• _What this task involves_
Copy exactly, and only, the lines below from the first through the one containing "(0,0) rectangle (1169,897);", both included; pictures are omitted.

• _Data_
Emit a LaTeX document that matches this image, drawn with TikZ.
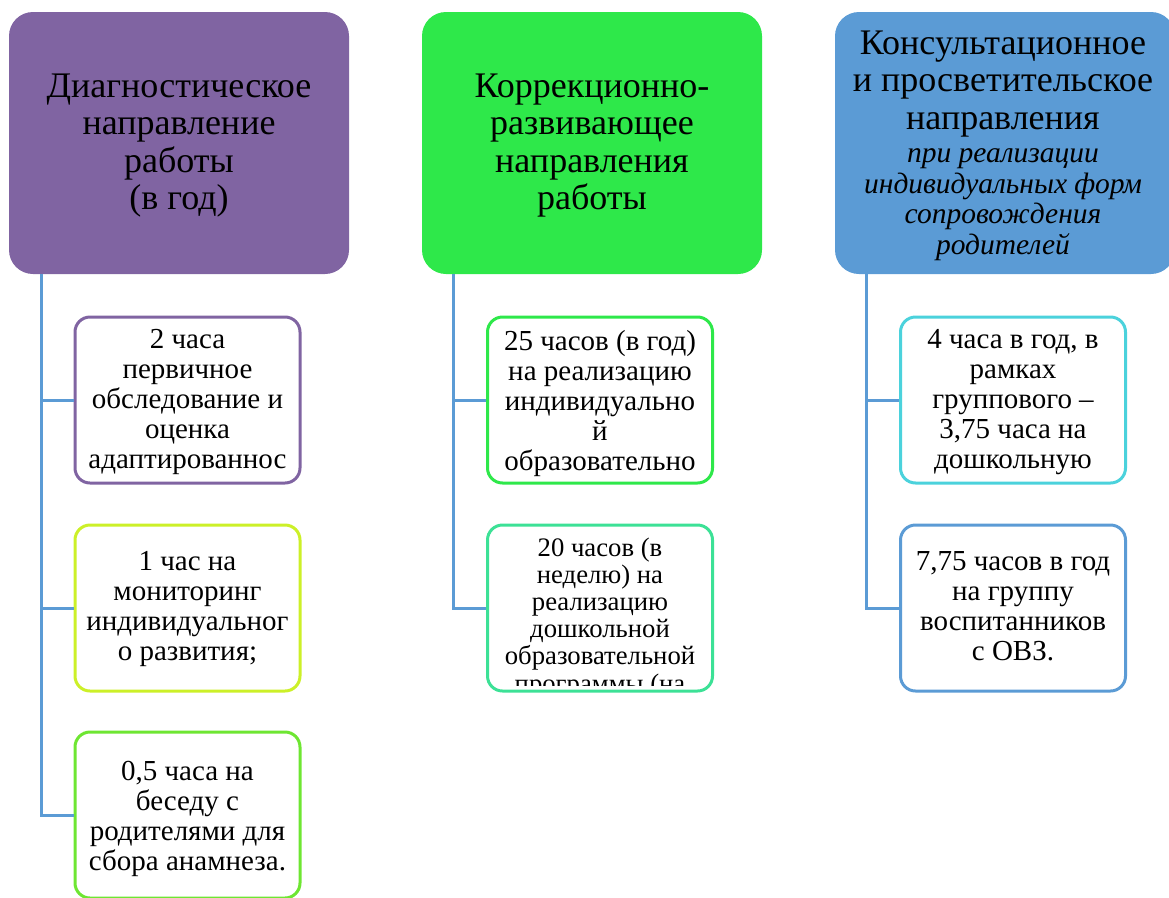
\documentclass[tikz,border=0pt]{standalone}
\usepackage{fontspec}
\setmainfont{Liberation Serif}
\definecolor{cPurple}{RGB}{128,100,162}
\definecolor{cGreen}{RGB}{46,232,74}
\definecolor{cBlue}{RGB}{91,155,213}
\definecolor{cLime}{RGB}{204,240,40}
\definecolor{cGreenB}{RGB}{110,230,50}
\definecolor{cTeal}{RGB}{60,225,150}
\definecolor{cCyan}{RGB}{75,210,220}
\begin{document}
\begin{tikzpicture}[x=1pt,y=-1pt,
  topbox/.style={fill=#1, draw=none, rounded corners=24pt, minimum width=340pt, minimum height=262pt, inner sep=0pt},
  childbox/.style={draw=#1, fill=white, line width=3pt, rounded corners=15pt, minimum width=225pt, minimum height=166pt, inner sep=0pt},
  toptext/.style={anchor=base, align=center, inner sep=0pt, font=\fontsize{36}{37.5}\selectfont},
  toptextit/.style={anchor=base, align=center, inner sep=0pt, font=\fontsize{29.5}{30.5}\selectfont\itshape},
  childtext/.style={anchor=base, align=center, inner sep=0pt, font=\fontsize{29}{30}\selectfont},
  childtextsm/.style={anchor=base, align=center, inner sep=0pt, font=\fontsize{26.7}{27.2}\selectfont},
  conn/.style={draw=cBlue, line width=3pt}]
\useasboundingbox (0,0) rectangle (1169,897);

% top boxes
\node[topbox=cPurple] (b1) at (179,143) {};
\node[topbox=cGreen]  (b2) at (592,143) {};
\node[topbox=cBlue]   (b3) at (1005,143) {};

% top texts (base = baseline of last line)
\node[toptext] (t1) at (179,209.5) {Диагностическое\\направление\\работы\\(в год)};
\node[toptext] (t2) at (592,209.5) {Коррекционно-\\развивающее\\направления\\работы};
\node[toptext] (t3) at (1003,129) {Консультационное\\и просветительское\\направления};
\node[toptextit] (t3i) at (1003,254) {при реализации\\индивидуальных форм\\сопровождения\\родителей};

% child boxes
\node[childbox=cPurple]  (c11) at (187.5,400) {};
\node[childbox=cLime]    (c12) at (187.5,608) {};
\node[childbox=cGreenB]  (c13) at (187.5,815) {};
\node[childbox=cGreen]   (c21) at (600,400) {};
\node[childbox=cTeal]    (c22) at (600,608) {};
\node[childbox=cCyan]    (c31) at (1013,400) {};
\node[childbox=cBlue]    (c32) at (1013,608) {};

% connectors
\draw[conn] ([xshift=33pt]b1.south west) |- (c11.west);
\draw[conn] ([xshift=33pt]b1.south west) |- (c12.west);
\draw[conn] ([xshift=33pt]b1.south west) |- (c13.west);
\draw[conn] ([xshift=32pt]b2.south west) |- (c21.west);
\draw[conn] ([xshift=32pt]b2.south west) |- (c22.west);
\draw[conn] ([xshift=32pt]b3.south west) |- (c31.west);
\draw[conn] ([xshift=32pt]b3.south west) |- (c32.west);

% child texts (base = baseline of last line)
\node[childtext] (x11) at (187.5,468) {2 часа\\первичное\\обследование и\\оценка\\адаптированнос};
\node[childtext] (x12) at (187.5,660) {1 час на\\мониторинг\\индивидуальног\\о развития;};
\node[childtext] (x13) at (187.5,870) {0,5 часа на\\беседу с\\родителями для\\сбора анамнеза.};
\node[childtext] (x21) at (600,470) {25 часов (в год)\\на реализацию\\индивидуально\\й\\образовательно};
\begin{scope}
\clip (488,527) rectangle (712,685);
\node[childtextsm] (x22) at (600,692) {20 часов (в\\неделю) на\\реализацию\\дошкольной\\образовательной\\программы (на};
\end{scope}
\node[childtext] (x31) at (1013,468) {4 часа в год, в\\рамках\\группового –\\3,75 часа на\\дошкольную};
\node[childtext] (x32) at (1013,660) {7,75 часов в год\\на группу\\воспитанников\\с ОВЗ.};
\end{tikzpicture}
\end{document}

• _Final answer_
Emit a LaTeX document that matches this image, drawn with TikZ.
\documentclass[tikz,border=0pt]{standalone}
\usepackage{fontspec}
\setmainfont{Liberation Serif}
\definecolor{cPurple}{RGB}{128,100,162}
\definecolor{cGreen}{RGB}{46,232,74}
\definecolor{cBlue}{RGB}{91,155,213}
\definecolor{cLime}{RGB}{204,240,40}
\definecolor{cGreenB}{RGB}{110,230,50}
\definecolor{cTeal}{RGB}{60,225,150}
\definecolor{cCyan}{RGB}{75,210,220}
\begin{document}
\begin{tikzpicture}[x=1pt,y=-1pt,
  topbox/.style={fill=#1, draw=none, rounded corners=24pt, minimum width=340pt, minimum height=262pt, inner sep=0pt},
  childbox/.style={draw=#1, fill=white, line width=3pt, rounded corners=15pt, minimum width=225pt, minimum height=166pt, inner sep=0pt},
  toptext/.style={anchor=base, align=center, inner sep=0pt, font=\fontsize{36}{37.5}\selectfont},
  toptextit/.style={anchor=base, align=center, inner sep=0pt, font=\fontsize{29.5}{30.5}\selectfont\itshape},
  childtext/.style={anchor=base, align=center, inner sep=0pt, font=\fontsize{29}{30}\selectfont},
  childtextsm/.style={anchor=base, align=center, inner sep=0pt, font=\fontsize{26.7}{27.2}\selectfont},
  conn/.style={draw=cBlue, line width=3pt}]
\useasboundingbox (0,0) rectangle (1169,897);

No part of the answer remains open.